In both music and film, storytelling is central and when the two worlds meet, the result can be transformative. One of the most compelling intersections between the two is the role of the album. A well-crafted music album is like a movie in itself: it has a beginning, middle, and end; it explores emotions, characters, and ideas; and it takes the listener on a journey. When albums are used in films or when films are made about albums they become powerful tools for emotional depth and narrative impact. This is why we say, “movies live in music.” Albums provide a structure, a mood, and a soul that help film stories transcend the screen and live in memory.
Directors often turn to albums both full and partial as key inspirations for the atmosphere and direction of a movie. Quentin Tarantino, for example, is known for building scenes around the music he selects, treating tracks like chapters in a story. His films often feel like curated playlists or conceptual albums brought to life. In other cases, filmmakers draw directly from existing albums to tell a story. The Wall, based on Pink Floyd’s legendary concept album, is a surreal and emotional visual experience that mirrors the album’s themes of isolation, fame, and psychological breakdown. Similarly, Purple Rain, starring Prince, is built around the album of the same name, with the songs driving the plot and deepening the main character’s emotional arc. In these films, the album isn’t just a soundtrack it’s the narrative core.
Albums in movies do more than set the mood; they often carry the entire emotional weight of the story. When a film uses an artist’s album as the foundation, it opens the door for layered storytelling. Beyoncé’s Lemonade is a striking example. Though not a traditional film, its visual album format blends poetry, narrative, performance, and symbolism into a cinematic journey of heartbreak, identity, and healing. Each track becomes a scene, and the entire album becomes a feature-length film told in sound and imagery. This fusion shows how albums can carry a film’s full message without traditional dialogue, relying instead on emotion, rhythm, and visual artistry.
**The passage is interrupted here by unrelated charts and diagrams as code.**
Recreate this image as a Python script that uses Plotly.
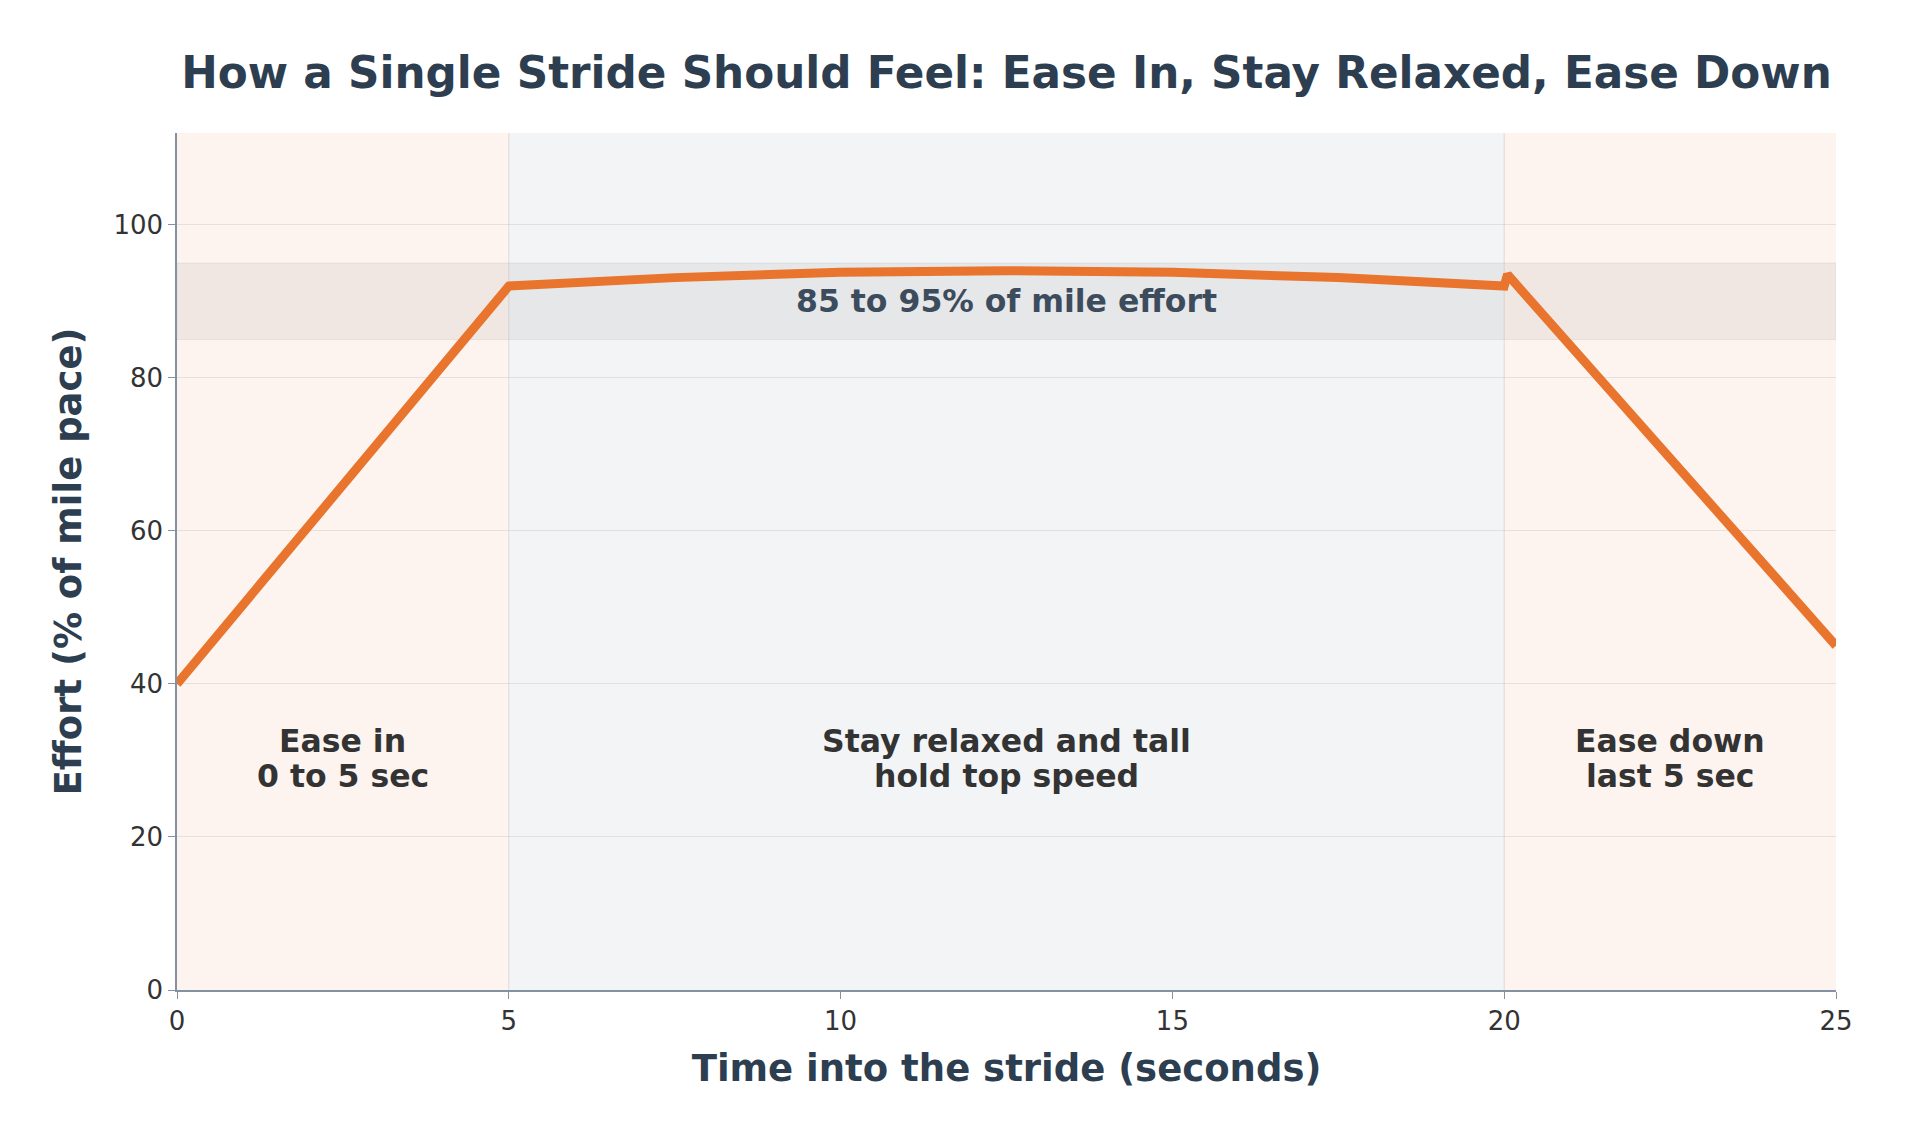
import plotly.graph_objects as go

# Data
time_s = [0, 5, 7.5, 10, 12.5, 15, 17.5, 20, 20.05, 25]
effort = [40, 92, 93.1, 93.8, 94, 93.8, 93.1, 92, 93.5, 45]

phase_starts = [0, 5, 20]
phase_ends = [5, 20, 25]
phase_line1 = ["Ease in", "Stay relaxed and tall", "Ease down"]
phase_line2 = ["0 to 5 sec", "hold top speed", "last 5 sec"]
phase_colors = ["rgba(250,228,215,0.4)", "rgba(226,230,235,0.45)", "rgba(250,228,215,0.4)"]
label_y1 = 32.5
label_y2 = 28.0

band_low, band_high = 85, 95
band_label = "85 to 95% of mile effort"

x_ticks = [0, 5, 10, 15, 20, 25]
y_ticks = [0, 20, 40, 60, 80, 100]

FONT = "DejaVu Sans"
fig = go.Figure()

shapes = []
for s, e, c in zip(phase_starts, phase_ends, phase_colors):
    shapes.append(dict(type="rect", xref="x", yref="y", x0=s, x1=e, y0=0, y1=112,
                       fillcolor=c, line_width=0, layer="below"))
shapes.append(dict(type="rect", xref="x", yref="y", x0=0, x1=25, y0=band_low, y1=band_high,
                   fillcolor="rgba(150,140,130,0.12)", line=dict(color="rgba(150,150,150,0.15)", width=1),
                   layer="below"))
for xv in [5, 20]:
    shapes.append(dict(type="line", xref="x", yref="y", x0=xv, x1=xv, y0=0, y1=112,
                       line=dict(color="rgba(180,170,165,0.35)", width=1), layer="below"))

fig.add_trace(go.Scatter(x=time_s, y=effort, mode="lines",
                         line=dict(color="#E8742D", width=9), hoverinfo="skip", showlegend=False))

annotations = []
for s, e, t1, t2 in zip(phase_starts, phase_ends, phase_line1, phase_line2):
    for t, yy in ((t1, label_y1), (t2, label_y2)):
        annotations.append(dict(x=(s + e) / 2, y=yy, xref="x", yref="y", text="<b>" + t + "</b>",
                                showarrow=False, font=dict(family=FONT, size=31.5, color="#333333"),
                                align="center"))
annotations.append(dict(x=12.5, y=90.1, xref="x", yref="y", text="<b>" + band_label + "</b>",
                        showarrow=False, font=dict(family=FONT, size=31.5, color="#3d4c5c")))

fig.update_layout(
    width=1905, height=1138,
    paper_bgcolor="white", plot_bgcolor="white",
    margin=dict(l=177, r=69, t=133, b=148),
    title=dict(text="<b>How a Single Stride Should Feel: Ease In, Stay Relaxed, Ease Down</b>",
               x=0.5, xanchor="center", xref="paper", yref="container", y=1 - 73 / 1138,
               yanchor="middle",
               font=dict(family=FONT, size=43.7, color="#2c3e50")),
    font=dict(family=FONT, color="#333333"),
    shapes=shapes, annotations=annotations,
    xaxis=dict(range=[0, 25], tickvals=x_ticks, showgrid=False, zeroline=False,
               showline=True, linecolor="#8391a2", linewidth=2, ticks="outside", ticklen=7,
               tickcolor="#8391a2", tickfont=dict(family=FONT, size=26, color="#333333"),
               title=dict(text="<b>Time into the stride (seconds)</b>", standoff=20,
                          font=dict(family=FONT, size=37, color="#2c3e50"))),
    yaxis=dict(range=[0, 112], tickvals=y_ticks, showgrid=True, gridcolor="rgba(200,200,200,0.45)",
               gridwidth=1, zeroline=False, showline=True, linecolor="#8391a2", linewidth=1.5,
               ticks="outside", ticklen=7, tickcolor="#8391a2",
               tickfont=dict(family=FONT, size=26, color="#333333"),
               title=dict(text="<b>Effort (% of mile pace)</b>", standoff=20,
                          font=dict(family=FONT, size=37, color="#2c3e50"))),
)

fig.write_html("out.html")
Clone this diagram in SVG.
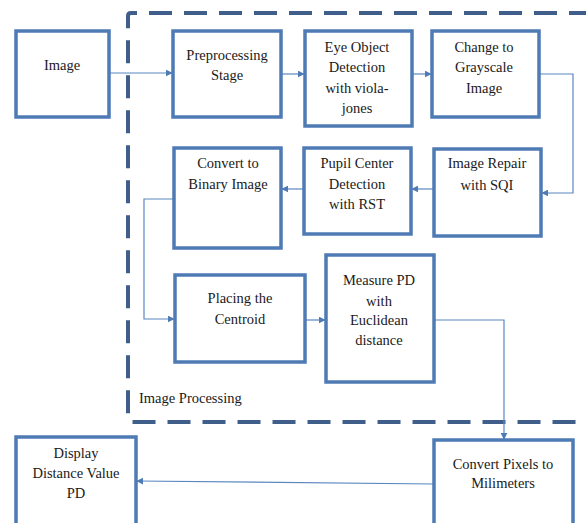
<svg xmlns="http://www.w3.org/2000/svg" width="586" height="523" viewBox="0 0 586 523">
<style>
.node rect{fill:#fff;stroke:#4f7bb5;stroke-width:3.5}
text{font-family:'Liberation Serif','Times New Roman','DejaVu Serif',serif;font-size:14.5px;fill:#1a1a1a;text-anchor:middle}
.lbl{text-anchor:start}
.conn{fill:none;stroke:#5a87c0;stroke-width:1.2}
.group{fill:none;stroke:#3f5e8a;stroke-width:4;stroke-dasharray:23 12}
</style>
<defs>
<marker id="ah" viewBox="0 0 10 10" refX="9" refY="5" markerWidth="7" markerHeight="7" markerUnits="userSpaceOnUse" orient="auto">
<path d="M0,0 L10,5 L0,10 z" fill="#4f7bb5"/>
</marker>
</defs>
<rect width="586" height="523" fill="#fff"/>
<g id="image-processing">
<path class="group" d="M592,13 L131,13 Q128,13 128,16 L128,419 Q128,422 131,422 L592,422"/>
<text class="lbl" x="139" y="403">Image Processing</text>
</g>
<g id="connectors">
<path class="conn" d="M109,73 L172,73" marker-end="url(#ah)"/>
<path class="conn" d="M281,74 L304,74" marker-end="url(#ah)"/>
<path class="conn" d="M412,74 L431,74" marker-end="url(#ah)"/>
<path class="conn" d="M539,74 L573,74 L573,193 L542,193" marker-end="url(#ah)"/>
<path class="conn" d="M434,189 L412,189" marker-end="url(#ah)"/>
<path class="conn" d="M304,189 L282,189" marker-end="url(#ah)"/>
<path class="conn" d="M174,199 L144,199 L144,319 L174,319" marker-end="url(#ah)"/>
<path class="conn" d="M305,320 L325,320" marker-end="url(#ah)"/>
<path class="conn" d="M435,320 L504,320 L504,439" marker-end="url(#ah)"/>
<path class="conn" d="M434,484 L137,481" marker-end="url(#ah)"/>
</g>
<g id="image" class="node"><rect x="16" y="31" width="93" height="86"/><text x="62" y="70">Image</text></g>
<g id="preprocessing" class="node"><rect x="173" y="31" width="108" height="86"/><text x="227" y="60">Preprocessing</text><text x="227" y="80">Stage</text></g>
<g id="eye-detection" class="node"><rect x="305" y="31" width="107" height="95"/><text x="357" y="52">Eye Object</text><text x="357" y="72">Detection</text><text x="357" y="93">with viola-</text><text x="357" y="113">jones</text></g>
<g id="grayscale" class="node"><rect x="432" y="31" width="107" height="86"/><text x="484" y="52">Change to</text><text x="484" y="72">Grayscale</text><text x="484" y="93">Image</text></g>
<g id="image-repair" class="node"><rect x="434" y="149" width="107" height="87"/><text x="487" y="168">Image Repair</text><text x="487" y="190">with SQI</text></g>
<g id="pupil-center" class="node"><rect x="304" y="148" width="107" height="86"/><text x="357" y="168">Pupil Center</text><text x="357" y="189">Detection</text><text x="357" y="209">with RST</text></g>
<g id="binary" class="node"><rect x="174" y="148" width="107" height="100"/><text x="228" y="168">Convert to</text><text x="228" y="189">Binary Image</text></g>
<g id="centroid" class="node"><rect x="175" y="275" width="130" height="87"/><text x="240" y="303">Placing the</text><text x="240" y="324">Centroid</text></g>
<g id="measure-pd" class="node"><rect x="326" y="255" width="108" height="127"/><text x="379" y="285">Measure PD</text><text x="379" y="306">with</text><text x="379" y="325">Euclidean</text><text x="379" y="345">distance</text></g>
<g id="convert-mm" class="node"><rect x="434" y="440" width="139" height="95"/><text x="503" y="469">Convert Pixels to</text><text x="503" y="488">Milimeters</text></g>
<g id="display" class="node"><rect x="16" y="437" width="120" height="98"/><text x="76" y="458">Display</text><text x="76" y="478">Distance Value</text><text x="76" y="498">PD</text></g>
</svg>
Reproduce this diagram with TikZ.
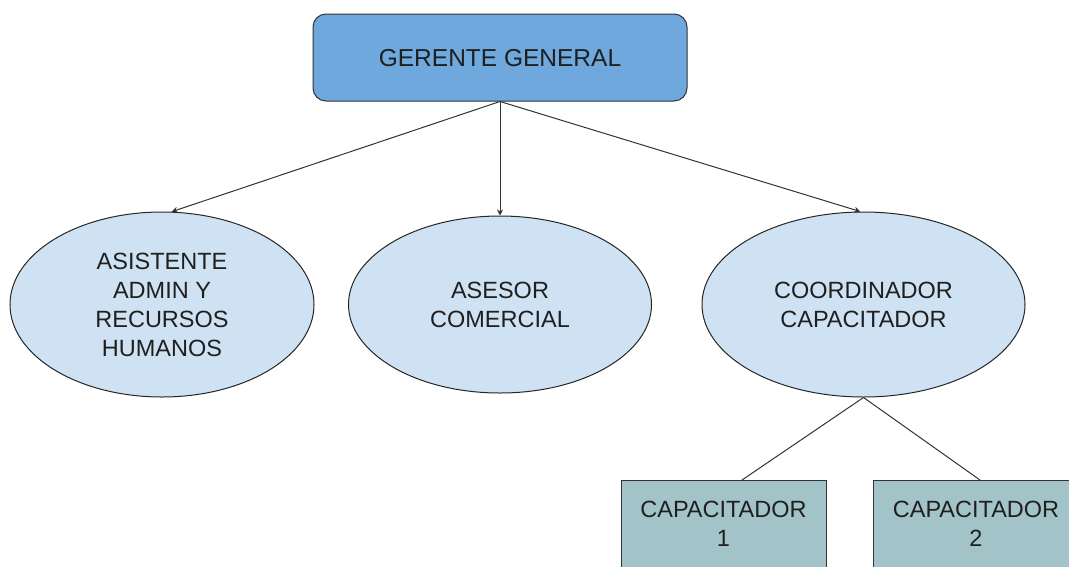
\documentclass[tikz,border=0pt]{standalone}
\usepackage{fontspec}
\setmainfont{Liberation Sans}
\usetikzlibrary{shapes.geometric,arrows.meta}
\definecolor{topblue}{HTML}{6FA8DC}
\definecolor{lightblue}{HTML}{CFE2F3}
\definecolor{teal}{HTML}{A2C4C9}
\definecolor{edgegray}{HTML}{333333}
\definecolor{txt}{HTML}{1F1F1F}
\tikzset{
  x=1pt, y=-1pt,
  every node/.style={text=txt, font=\fontsize{23.5}{29}\selectfont},
  topbox/.style={draw=edgegray, line width=1pt, fill=topblue, rounded corners=13pt,
    minimum width=374pt, minimum height=87pt, inner sep=0pt, font=\fontsize{24.5}{29}\selectfont},
  role/.style={ellipse, draw=black!85, line width=1pt, fill=lightblue, inner sep=0pt, align=center},
  capbox/.style={draw=edgegray, line width=1pt, fill=teal, minimum height=140pt, inner sep=0pt},
  captext/.style={align=center, anchor=north, inner sep=0pt},
  link/.style={draw=edgegray, line width=1pt},
  arr/.style={link, -{Stealth[length=6pt,width=6pt]}}
}
\begin{document}
\begin{tikzpicture}
\clip (0,0) rectangle (1069,566);
\fill[white] (0,0) rectangle (1069,566);
\node[topbox, text depth=-2pt] (gg) at (500,57.5) {GERENTE GENERAL};
\node[role, minimum width=304pt, minimum height=185pt] (as) at (162,304.5) {ASISTENTE\\ADMIN Y\\RECURSOS\\HUMANOS};
\node[role, minimum width=303pt, minimum height=177pt] (ac) at (500,304.5) {ASESOR\\COMERCIAL};
\node[role, minimum width=323pt, minimum height=185pt] (cc) at (863.5,304.5) {COORDINADOR\\CAPACITADOR};
\node[capbox, minimum width=205pt, anchor=north, label={[captext, yshift=-21pt]north:CAPACITADOR\\1}] (c1) at (723.5,480) {};
\node[capbox, minimum width=225pt, anchor=north, label={[captext, yshift=-21pt, xshift=-10pt]north:CAPACITADOR\\2}] (c2) at (986,480) {};
\draw[arr] (gg.south) -- (as.84);
\draw[arr] (gg.south) -- (ac.north);
\draw[arr] (gg.south) -- (cc.92);
\draw[link] (cc.south) -- ([xshift=18.5pt]c1.north);
\draw[link] (cc.south) -- ([xshift=-6pt]c2.north);
\end{tikzpicture}
\end{document}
These kinds of works prove that an album can be more than just a music collection it can be a movie waiting to be seen.
As multimedia storytelling continues to evolve, the line between film and music album grows thinner. Visual albums, immersive listening experiences, and narrative music videos are blurring the boundaries between music and cinema. Artists like Janelle Monáe (Dirty Computer), Childish Gambino, and Billie Eilish are embracing the idea that albums can be cinematic in nature and filmmakers are responding in kind, using albums not just as inspiration, but as blueprints. In this new creative landscape, movies don’t just borrow from music they live in it. Albums become living scripts, guiding the emotion, pace, and energy of film. And as audiences, we don’t just listen or watch we experience. Through the album, music becomes cinema, and cinema becomes a lasting memory shaped by sound.